DO THIS
Extract the whole listing as it stands. Do not include the pictures.

DATASET EXTRACT
########################################
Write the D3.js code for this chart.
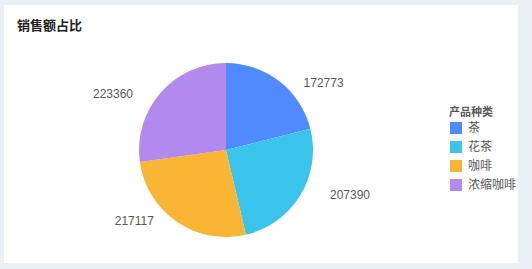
<!DOCTYPE html>
<html>
<head>
<meta charset="utf-8">
<script src="https://cdn.jsdelivr.net/npm/d3@7"></script>
<style>
  html, body { margin: 0; padding: 0; background: #eaf0f4; }
  svg { display: block; font-family: "Liberation Sans", "Noto Sans CJK SC", sans-serif; }
</style>
</head>
<body>
<div id="chart"></div>
<script>
const categories = ["茶", "花茶", "咖啡", "浓缩咖啡"];
const sales = [172773, 207390, 217117, 223360];
const colors = ["#4f8bff", "#3ac4ec", "#f9b533", "#b28aed"];
const chartTitle = "销售额占比";
const legendTitle = "产品种类";

const width = 532;
const height = 269;

const svg = d3.select("#chart").append("svg")
    .attr("width", width)
    .attr("height", height);

// white card
svg.append("rect")
    .attr("x", 4).attr("y", 5)
    .attr("width", 514).attr("height", 258)
    .attr("fill", "#fff");

svg.append("text")
    .attr("x", 17).attr("y", 30)
    .attr("font-size", 13)
    .attr("font-weight", "bold")
    .attr("fill", "#1f1f1f")
    .text(chartTitle);

const cx = 226, cy = 150, radius = 87;
const data = categories.map((c, i) => ({ name: c, value: sales[i] }));

const color = d3.scaleOrdinal().domain(categories).range(colors);
const pie = d3.pie().value(d => d.value).sort(null);
const arc = d3.arc().innerRadius(0).outerRadius(radius);
const arcs = pie(data);

const g = svg.append("g").attr("transform", `translate(${cx},${cy})`);

g.selectAll("path")
    .data(arcs)
    .join("path")
    .attr("d", arc)
    .attr("fill", d => color(d.data.name));

// labels: outside, pulled a bit toward the horizontal middle
const labelR = 110;
g.selectAll("text.lbl")
    .data(arcs)
    .join("text")
    .attr("class", "lbl")
    .each(function(d) {
        const a = (d.startAngle + d.endAngle) / 2;
        const side = Math.sin(a) >= 0 ? 1 : -1;
        const x = labelR * Math.sin(a) + side * 10;
        const y = -labelR * Math.cos(a) * 0.78;
        d3.select(this)
            .attr("x", x).attr("y", y)
            .attr("dy", "0.35em")
            .attr("text-anchor", side > 0 ? "start" : "end");
    })
    .attr("font-size", 12)
    .attr("fill", "#595959")
    .text(d => d.data.value);

// legend
const legend = svg.append("g").attr("transform", "translate(449,112)");
legend.append("text")
    .attr("x", 0).attr("y", 0)
    .attr("dy", "0.35em")
    .attr("font-size", 11)
    .attr("font-weight", "bold")
    .attr("fill", "#595959")
    .text(legendTitle);

const rowY = d3.scalePoint().domain(categories).range([16, 73]);
const item = legend.selectAll("g.item")
    .data(categories)
    .join("g")
    .attr("class", "item")
    .attr("transform", d => `translate(0,${rowY(d)})`);

item.append("rect")
    .attr("x", 1).attr("y", -6)
    .attr("width", 12).attr("height", 12)
    .attr("fill", d => color(d));

item.append("text")
    .attr("x", 19).attr("y", 0)
    .attr("dy", "0.35em")
    .attr("font-size", 12)
    .attr("fill", "#595959")
    .text(d => d);
</script>
</body>
</html>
########################################
SOLUTION
Write the D3.js code for this chart.
<!DOCTYPE html>
<html>
<head>
<meta charset="utf-8">
<script src="https://cdn.jsdelivr.net/npm/d3@7"></script>
<style>
  html, body { margin: 0; padding: 0; background: #eaf0f4; }
  svg { display: block; font-family: "Liberation Sans", "Noto Sans CJK SC", sans-serif; }
</style>
</head>
<body>
<div id="chart"></div>
<script>
const categories = ["茶", "花茶", "咖啡", "浓缩咖啡"];
const sales = [172773, 207390, 217117, 223360];
const colors = ["#4f8bff", "#3ac4ec", "#f9b533", "#b28aed"];
const chartTitle = "销售额占比";
const legendTitle = "产品种类";

const width = 532;
const height = 269;

const svg = d3.select("#chart").append("svg")
    .attr("width", width)
    .attr("height", height);

// white card
svg.append("rect")
    .attr("x", 4).attr("y", 5)
    .attr("width", 514).attr("height", 258)
    .attr("fill", "#fff");

svg.append("text")
    .attr("x", 17).attr("y", 30)
    .attr("font-size", 13)
    .attr("font-weight", "bold")
    .attr("fill", "#1f1f1f")
    .text(chartTitle);

const cx = 226, cy = 150, radius = 87;
const data = categories.map((c, i) => ({ name: c, value: sales[i] }));

const color = d3.scaleOrdinal().domain(categories).range(colors);
const pie = d3.pie().value(d => d.value).sort(null);
const arc = d3.arc().innerRadius(0).outerRadius(radius);
const arcs = pie(data);

const g = svg.append("g").attr("transform", `translate(${cx},${cy})`);

g.selectAll("path")
    .data(arcs)
    .join("path")
    .attr("d", arc)
    .attr("fill", d => color(d.data.name));

// labels: outside, pulled a bit toward the horizontal middle
const labelR = 110;
g.selectAll("text.lbl")
    .data(arcs)
    .join("text")
    .attr("class", "lbl")
    .each(function(d) {
        const a = (d.startAngle + d.endAngle) / 2;
        const side = Math.sin(a) >= 0 ? 1 : -1;
        const x = labelR * Math.sin(a) + side * 10;
        const y = -labelR * Math.cos(a) * 0.78;
        d3.select(this)
            .attr("x", x).attr("y", y)
            .attr("dy", "0.35em")
            .attr("text-anchor", side > 0 ? "start" : "end");
    })
    .attr("font-size", 12)
    .attr("fill", "#595959")
    .text(d => d.data.value);

// legend
const legend = svg.append("g").attr("transform", "translate(449,112)");
legend.append("text")
    .attr("x", 0).attr("y", 0)
    .attr("dy", "0.35em")
    .attr("font-size", 11)
    .attr("font-weight", "bold")
    .attr("fill", "#595959")
    .text(legendTitle);

const rowY = d3.scalePoint().domain(categories).range([16, 73]);
const item = legend.selectAll("g.item")
    .data(categories)
    .join("g")
    .attr("class", "item")
    .attr("transform", d => `translate(0,${rowY(d)})`);

item.append("rect")
    .attr("x", 1).attr("y", -6)
    .attr("width", 12).attr("height", 12)
    .attr("fill", d => color(d));

item.append("text")
    .attr("x", 19).attr("y", 0)
    .attr("dy", "0.35em")
    .attr("font-size", 12)
    .attr("fill", "#595959")
    .text(d => d);
</script>
</body>
</html>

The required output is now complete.